The efficiency tests that they did on the larger EKO in Europe used birch chips dried to 15% moisture.

I've generated about 1000 gallons (20 50 gal garbage bags) of cherry sawdust from a planer dimensioning trim for my house. the wood was drying for about 8 years. Is there a quicker way than your 1/4 paper grocery bag so I could use this up before spring? I'd appreciate anyones responses. I haven't tried anything because I thought it would just blow throw the boiler and make a mess.
 
Give a try the way I burn chips. get a good coal bed and try several shovel fulls. You might have to stir it once or so but I think it should work. I use the chips if I'm around and at nite I always throw a couple shovel full on top of the wood. Like I said I've burnt a large gravity box full.
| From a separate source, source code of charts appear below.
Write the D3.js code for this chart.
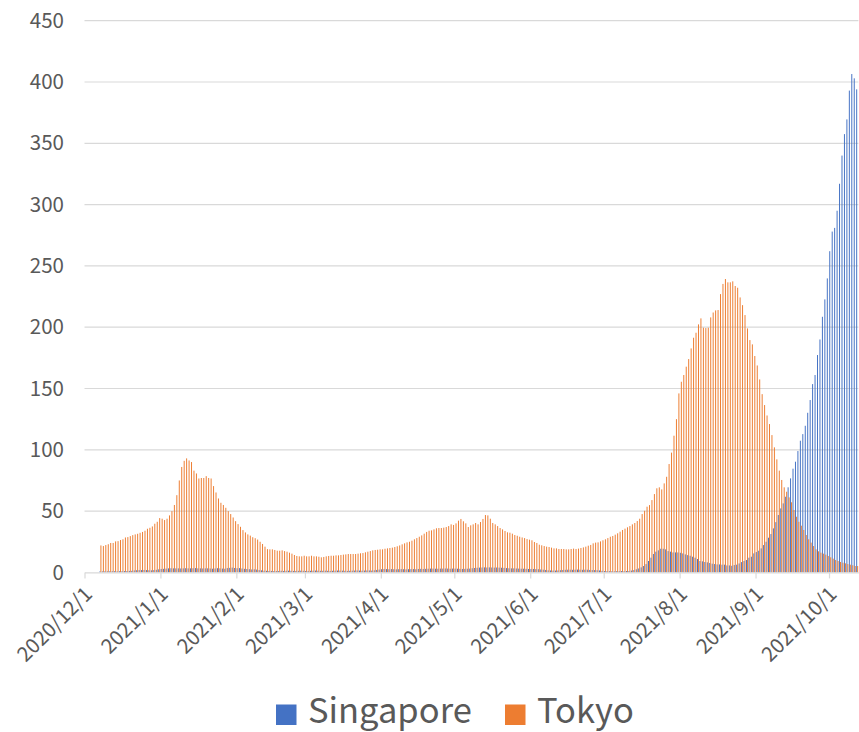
<!DOCTYPE html>
<html>
<head>
<meta charset="utf-8">
<script src="https://cdn.jsdelivr.net/npm/d3@7"></script>
<style>
  body { margin: 0; background: #fff; }
  svg text { font-family: "Noto Sans CJK JP", "Noto Sans", sans-serif; fill: #595959; }
</style>
</head>
<body>
<div class="chart"></div>
<script>
//日期范围 (每天一个类别)
let startDate = '2020-12-01'
let endDate = '2021-10-12'
let seriesNames = ['Singapore', 'Tokyo']
let seriesColors = ['#4472C4', '#ED7D31']
let yTicks = [0, 50, 100, 150, 200, 250, 300, 350, 400, 450]
let xTickLabels = ['2020/12/1', '2021/1/1', '2021/2/1', '2021/3/1', '2021/4/1', '2021/5/1',
  '2021/6/1', '2021/7/1', '2021/8/1', '2021/9/1', '2021/10/1']

//Singapore, 12/1 起
let singapore = [null, null, null, null, null, null,
  0.8, 0.8, 0.9, 0.9, 0.9, 1.0, 1.0, 0.9, 0.9, 1.0,
  1.1, 1.1, 1.2, 1.3, 1.6, 1.8, 1.9, 1.9, 2.0, 1.9,
  1.8, 1.7, 1.9, 2.1, 2.5, 2.8, 2.9, 3.1, 3.3, 3.4,
  3.3, 3.3, 3.3, 3.2, 3.3, 3.4, 3.3, 3.3, 3.4, 3.5,
  3.3, 3.3, 3.2, 3.3, 3.3, 3.2, 3.0, 3.2, 3.4, 3.3,
  3.1, 3.0, 3.5, 3.7, 3.9, 3.6, 3.4, 3.5, 3.2, 2.9,
  2.8, 2.6, 2.4, 2.5, 2.3, 1.9, 1.7, 1.4, 1.3, 1.2,
  1.2, 1.1, 1.1, 1.2, 1.3, 1.2, 1.3, 1.4, 1.3, 1.2,
  1.2, 1.3, 1.4, 1.3, 1.2, 1.2, 1.3, 1.4, 1.5, 1.4,
  1.3, 1.3, 1.4, 1.3, 1.2, 1.3, 1.4, 1.5, 1.5, 1.4,
  1.3, 1.2, 1.3, 1.4, 1.5, 1.6, 1.5, 1.4, 1.5, 1.6,
  1.6, 1.5, 1.7, 2.0, 2.3, 2.6, 2.8, 2.7, 2.6, 2.7,
  2.6, 2.5, 2.6, 2.7, 2.6, 2.5, 2.6, 2.7, 2.7, 2.6,
  2.8, 2.9, 2.8, 2.9, 3.0, 3.1, 3.1, 3.0, 3.0, 3.1,
  3.1, 3.2, 3.1, 3.0, 3.1, 3.1, 3.0, 2.9, 2.8, 2.9,
  3.0, 3.1, 3.4, 3.6, 3.8, 3.9, 4.0, 4.1, 4.0, 4.1,
  4.0, 3.9, 4.0, 3.9, 3.8, 3.7, 3.5, 3.4, 3.3, 3.3,
  3.2, 3.1, 3.0, 3.0, 2.9, 2.8, 2.8, 2.8, 2.7, 2.6,
  2.4, 2.2, 2.0, 1.7, 1.6, 1.5, 1.5, 1.6, 1.8, 2.0,
  2.1, 2.2, 2.2, 2.1, 2.2, 2.3, 2.2, 2.1, 2.2, 2.2,
  2.0, 1.9, 1.9, 1.8, 1.6, 1.3, 1.1, 1.0, 1.0, 0.9,
  0.9, 1.0, 1.0, 1.1, 1.0, 1.1, 1.2, 1.5, 1.9, 2.5,
  3.2, 4.1, 5.2, 6.8, 9.3, 12, 15, 16.9, 18, 19.3,
  19.3, 18.8, 17.4, 16.9, 16.3, 16.3, 16.3, 16, 15.5, 14.7,
  14.1, 13.6, 12.8, 12, 10.9, 9.3, 9, 8.5, 8.2, 7.7,
  7.1, 6.8, 6.5, 6.5, 6.3, 6.3, 5.7, 5.7, 5.4, 6,
  6.3, 7.3, 8.4, 9.3, 10.1, 12, 12.8, 15.5, 16.6, 17.7,
  19.6, 22.3, 25, 28.3, 31.3, 35.9, 41, 46.8, 52.2, 56.3,
  61.7, 69.4, 76.7, 84.6, 90.3, 99, 107.4, 112.8, 119.6, 130.2,
  140.6, 153.6, 161, 177.3, 190, 208.5, 222.7, 239.8, 262, 278,
  281, 295, 317, 340, 357.5, 369.5, 393, 406.5, 403, 394]

//Tokyo, 12/1 起
let tokyo = [null, null, null, null, null, null,
  22, 21.5, 22.3, 23, 24, 24, 25.3, 25.5, 26.4, 27,
  28.5, 28.8, 29.6, 30.4, 31, 31.5, 32.3, 33, 34, 35.6,
  36.4, 37.5, 39.7, 41.3, 44.3, 43.8, 42.7, 43.8, 46.5, 50,
  55, 63, 75, 86, 91, 93, 91.3, 90, 83, 80.7,
  76.6, 77, 77, 78.5, 77, 76.6, 70.4, 65.2, 60.3, 56.8,
  55, 52.7, 50, 47.6, 44.8, 41.8, 39.4, 37.2, 34.5, 32.6,
  31, 30, 28.7, 27.9, 26.8, 25, 23.2, 21, 19, 18.8,
  18.8, 18.3, 17.7, 17.7, 18, 17.4, 16.9, 16.1, 15.3, 14.2,
  13.4, 13.1, 13.1, 13.6, 13.1, 13.1, 13.6, 13.1, 13.1, 12.8,
  12.3, 12.6, 13.1, 13.4, 13.6, 13.6, 13.9, 13.9, 14.2, 14.5,
  14.7, 15, 15, 15, 15, 15.3, 15.6, 15.8, 16.4, 16.9,
  17.4, 18, 18.3, 18.5, 18.8, 18.8, 19.3, 19.6, 19.9, 20.2,
  20.7, 21.3, 22, 22.9, 23.7, 24.5, 25, 25.9, 27, 28,
  29.1, 30.2, 31.6, 33, 34, 34.3, 35.1, 36, 36.2, 36.2,
  36.5, 37, 37.8, 39.2, 38.7, 40, 42.2, 43.6, 41.7, 40,
  37, 38.4, 39.2, 40.3, 39.2, 41.1, 43.6, 46.8, 46.5, 43.8,
  40.3, 39.2, 37.8, 36.2, 35.1, 33.8, 32.7, 32.4, 31.6, 30.5,
  29.9, 29.1, 28.5, 28, 27.2, 26.7, 26.2, 24.8, 24, 22.6,
  22.1, 21.5, 21, 20.7, 20.2, 19.6, 19.6, 19.1, 19.1, 19.1,
  18.8, 18.8, 19.1, 19.4, 19.1, 19.4, 19.9, 20.4, 21, 21.8,
  22.4, 23.7, 24.3, 24.5, 25.3, 26.2, 27, 28, 29.1, 29.7,
  30.8, 31.9, 33.2, 34.6, 35.7, 36.8, 37.8, 39.2, 40.3, 41.9,
  43.8, 47.6, 50.3, 53.6, 54.9, 59, 63.9, 68.6, 69.4, 67.7,
  72.6, 78, 88.4, 97.7, 111.5, 125, 146, 155.5, 161, 167.8,
  174, 182.7, 191.4, 195.5, 202.3, 207.2, 199.6, 199.3, 199.6, 208,
  212, 213.7, 214, 227, 235.3, 239.3, 236.6, 236.6, 237.4, 233.6,
  232.2, 224.3, 218, 209.9, 199, 189.5, 186, 176.5, 168.8, 157.4,
  145.4, 136.5, 128, 121, 112, 102, 92.2, 83, 75.4, 69.4,
  65.8, 61.2, 57.2, 50.9, 45.4, 41.3, 38.1, 34.6, 30.5, 27,
  24.3, 21.5, 18.8, 17.2, 16.1, 15.3, 14.5, 13.4, 12.3, 11.2,
  10.1, 9.3, 8.5, 7.9, 7.4, 6.8, 6.3, 5.8, 5.2, 5.2]

//图表样式
let chartStyle = {
  w: 859,
  h: 732,
  left: 84.5,
  right: 858.4,
  top: 20.7,
  bottom: 572.4,
  gridColor: '#D9D9D9'
}

let parseDay = d3.timeParse('%Y-%m-%d')
let parseLabel = d3.timeParse('%Y/%m/%d')
let days = d3.timeDay.range(parseDay(startDate), d3.timeDay.offset(parseDay(endDate), 1))
let values = [singapore, tokyo]

let svg = d3.select('.chart')
  .append('svg')
  .attr('width', chartStyle.w)
  .attr('height', chartStyle.h)

//scale
let xTime = d3.scaleTime()
  .domain([days[0], d3.timeDay.offset(days[days.length - 1], 1)])
  .range([chartStyle.left, chartStyle.right])
let xBand = d3.scaleBand()
  .domain(d3.range(days.length))
  .range([chartStyle.left, chartStyle.right])
  .paddingInner(0.2)
  .paddingOuter(0.1)
let xSub = d3.scaleBand()
  .domain(seriesNames)
  .range([0, xBand.bandwidth()])
let yScale = d3.scaleLinear()
  .domain([0, 450])
  .range([chartStyle.bottom, chartStyle.top])

//网格线
svg.append('g')
  .attr('class', 'grid')
  .selectAll('line')
  .data(yTicks.filter(v => v > 0))
  .enter()
  .append('line')
  .attr('x1', chartStyle.left)
  .attr('x2', chartStyle.right)
  .attr('y1', d => yScale(d))
  .attr('y2', d => yScale(d))
  .attr('stroke', chartStyle.gridColor)
  .attr('stroke-width', 1.2)

//y轴标签
svg.append('g')
  .selectAll('text')
  .data(yTicks)
  .enter()
  .append('text')
  .attr('x', 64)
  .attr('y', d => yScale(d))
  .attr('dy', '0.35em')
  .attr('text-anchor', 'end')
  .attr('font-size', '20.5px')
  .text(d => d)

//柱子
seriesNames.forEach((name, k) => {
  svg.append('g')
    .attr('class', 'series-' + name)
    .selectAll('rect')
    .data(values[k].map((v, i) => ({ i: i, v: v })).filter(d => d.v != null))
    .enter()
    .append('rect')
    .attr('x', d => xBand(d.i) + xSub(name))
    .attr('y', d => yScale(d.v))
    .attr('width', xSub.bandwidth())
    .attr('height', d => yScale(0) - yScale(d.v))
    .attr('fill', seriesColors[k])
})

//x轴
let xAxis = d3.axisBottom(xTime)
  .tickValues(xTickLabels.map(parseLabel))
  .tickSize(6)
  .tickSizeOuter(0)
  .tickFormat('')
let gx = svg.append('g')
  .attr('class', 'x axis')
  .attr('transform', `translate(0, ${chartStyle.bottom})`)
  .call(xAxis)
gx.selectAll('path, line')
  .attr('stroke', chartStyle.gridColor)
  .attr('stroke-width', 1.2)

//x轴标签, 旋转45度
svg.append('g')
  .selectAll('text')
  .data(xTickLabels)
  .enter()
  .append('text')
  .attr('text-anchor', 'end')
  .attr('font-size', '20.5px')
  .attr('transform', d => `translate(${xTime(parseLabel(d)) + 9}, ${chartStyle.bottom + 23}) rotate(-45)`)
  .text(d => d)

//图例
let legend = svg.append('g')
  .attr('class', 'legend')
let legendX = [276, 505]
seriesNames.forEach((name, k) => {
  legend.append('rect')
    .attr('x', legendX[k])
    .attr('y', 704.5)
    .attr('width', 20.5)
    .attr('height', 20.5)
    .attr('fill', seriesColors[k])
  legend.append('text')
    .attr('x', legendX[k] + 32)
    .attr('y', 722.5)
    .attr('font-size', '34.5px')
    .text(name)
})
</script>
</body>
</html>
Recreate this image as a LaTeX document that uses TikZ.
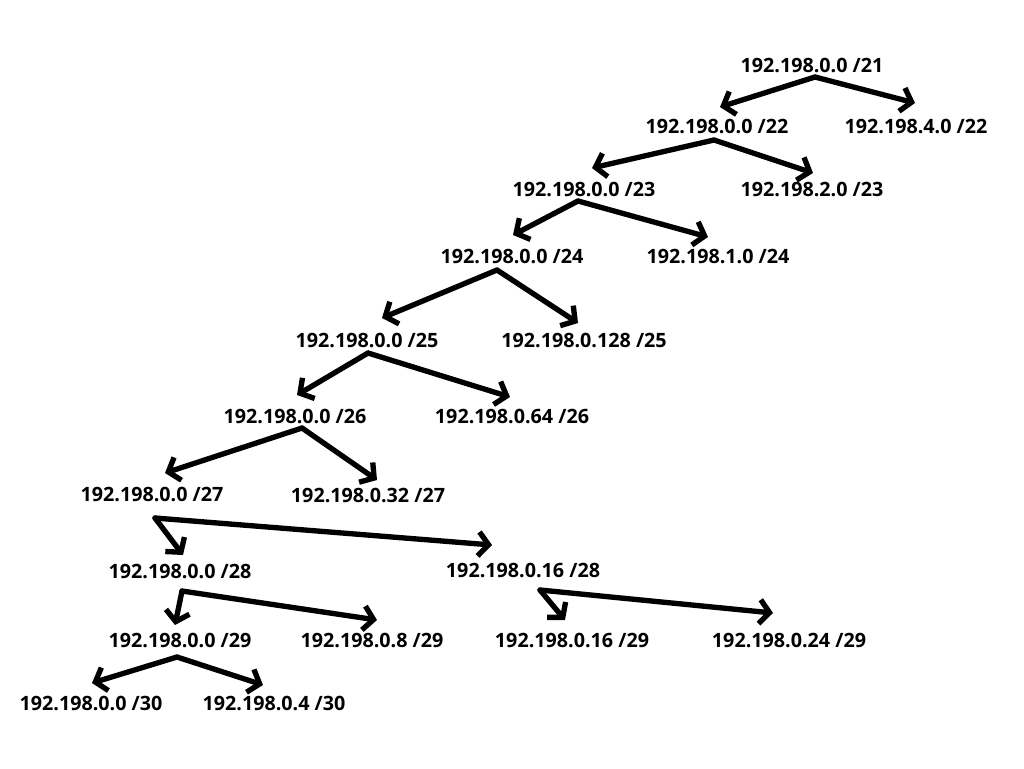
\documentclass[tikz,border=0pt]{standalone}
\usepackage{fontspec}
\setmainfont{Open Sans}
\usetikzlibrary{arrows.meta,calc}
\tikzset{
  lbl/.style={font=\fontsize{14.8}{18}\selectfont\bfseries, inner sep=0pt, anchor=center},
  arr/.style={line width=4pt, line cap=round, line join=round, -{Straight Barb[length=7.5pt,width=18pt,line width=4pt]}}
}
\begin{document}
\begin{tikzpicture}[x=0.75pt,y=-0.75pt]
\fill[white] (0,0) rectangle (1024,768);
\useasboundingbox (0,0) rectangle (1024,768);
\node[lbl] (n21) at (812,65) {192.198.0.0 /21};
\node[lbl] (n22a) at (717,126) {192.198.0.0 /22};
\node[lbl] (n22b) at (916,126) {192.198.4.0 /22};
\node[lbl] (n23a) at (584,189) {192.198.0.0 /23};
\node[lbl] (n23b) at (812,189) {192.198.2.0 /23};
\node[lbl] (n24a) at (512,256) {192.198.0.0 /24};
\node[lbl] (n24b) at (718,256) {192.198.1.0 /24};
\node[lbl] (n25a) at (367,340) {192.198.0.0 /25};
\node[lbl] (n25b) at (584,340) {192.198.0.128 /25};
\node[lbl] (n26a) at (295,416) {192.198.0.0 /26};
\node[lbl] (n26b) at (512,416) {192.198.0.64 /26};
\node[lbl] (n27a) at (152,494) {192.198.0.0 /27};
\node[lbl] (n27b) at (368,495) {192.198.0.32 /27};
\node[lbl] (n28a) at (180,571) {192.198.0.0 /28};
\node[lbl] (n28b) at (523,570) {192.198.0.16 /28};
\node[lbl] (n29a) at (180,640) {192.198.0.0 /29};
\node[lbl] (n29b) at (372,640) {192.198.0.8 /29};
\node[lbl] (n29c) at (572,640) {192.198.0.16 /29};
\node[lbl] (n29d) at (789,640) {192.198.0.24 /29};
\node[lbl] (n30a) at (91,703) {192.198.0.0 /30};
\node[lbl] (n30b) at (274,703) {192.198.0.4 /30};
% connectors
\draw[arr] ($(n21)+(3,12)$) -- ($(n22a)+(3,-19)$);
\draw[arr] ($(n21)+(3,12)$) -- ($(n22b)+(-1,-23)$);
\draw[arr] ($(n22a)+(-3,14)$) -- ($(n23a)+(8,-21)$);
\draw[arr] ($(n22a)+(-3,14)$) -- ($(n23b)+(1,-16)$);
\draw[arr] ($(n23a)+(-6,12)$) -- ($(n24a)+(1,-21)$);
\draw[arr] ($(n23a)+(-6,12)$) -- ($(n24b)+(-10,-19)$);
\draw[arr] ($(n24a)+(-15,14)$) -- ($(n25a)+(15,-22)$);
\draw[arr] ($(n24a)+(-15,14)$) -- ($(n25b)+(-6,-17)$);
\draw[arr] ($(n25a)+(1,13)$) -- ($(n26a)+(2,-21)$);
\draw[arr] ($(n25a)+(1,13)$) -- ($(n26b)+(-2,-19)$);
\draw[arr] ($(n26a)+(7,12)$) -- ($(n27a)+(13,-21)$);
\draw[arr] ($(n26a)+(7,12)$) -- ($(n27b)+(9,-15)$);
\draw[arr] ($(n27a)+(3,24)$) -- ($(n28a)+(3,-16)$);
\draw[arr] ($(n27a)+(3,24)$) -- ($(n28b)+(-31,-25)$);
\draw[arr] ($(n28a)+(2,20)$) -- ($(n29a)+(-5,-15)$);
\draw[arr] ($(n28a)+(2,20)$) -- ($(n29b)+(5,-20)$);
\draw[arr] ($(n28b)+(17,20)$) -- ($(n29c)+(-7,-20)$);
\draw[arr] ($(n28b)+(17,20)$) -- ($(n29d)+(-16,-27)$);
\draw[arr] ($(n29a)+(-3,17)$) -- ($(n30a)+(1,-20)$);
\draw[arr] ($(n29a)+(-3,17)$) -- ($(n30b)+(-11,-18)$);
\end{tikzpicture}
\end{document}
I estimate about a cord worth.
leaddog
 
Two big reasons small round wood (6" or so) with the bark on, no splits, holds so much moisture and dries slowly is 1) the bark itself on some woods (esp birch, with an oily bark that seals) which impedes drying and 2) moisture moves easily vertically through the length of wood, not laterally or through the width, so most drying takes places from the ends in. By splitting, you greatly enhance the lateral movement by exposing surface area where water moves the least. Also, the shorter the length of splits, the faster the wood will dry.

For those who need wood to dry fast and don't mind extra cutting, like a summer or late summer cut, cut into 4-6" lengths, or so, and drying will be much faster than typical 16-18" lengths.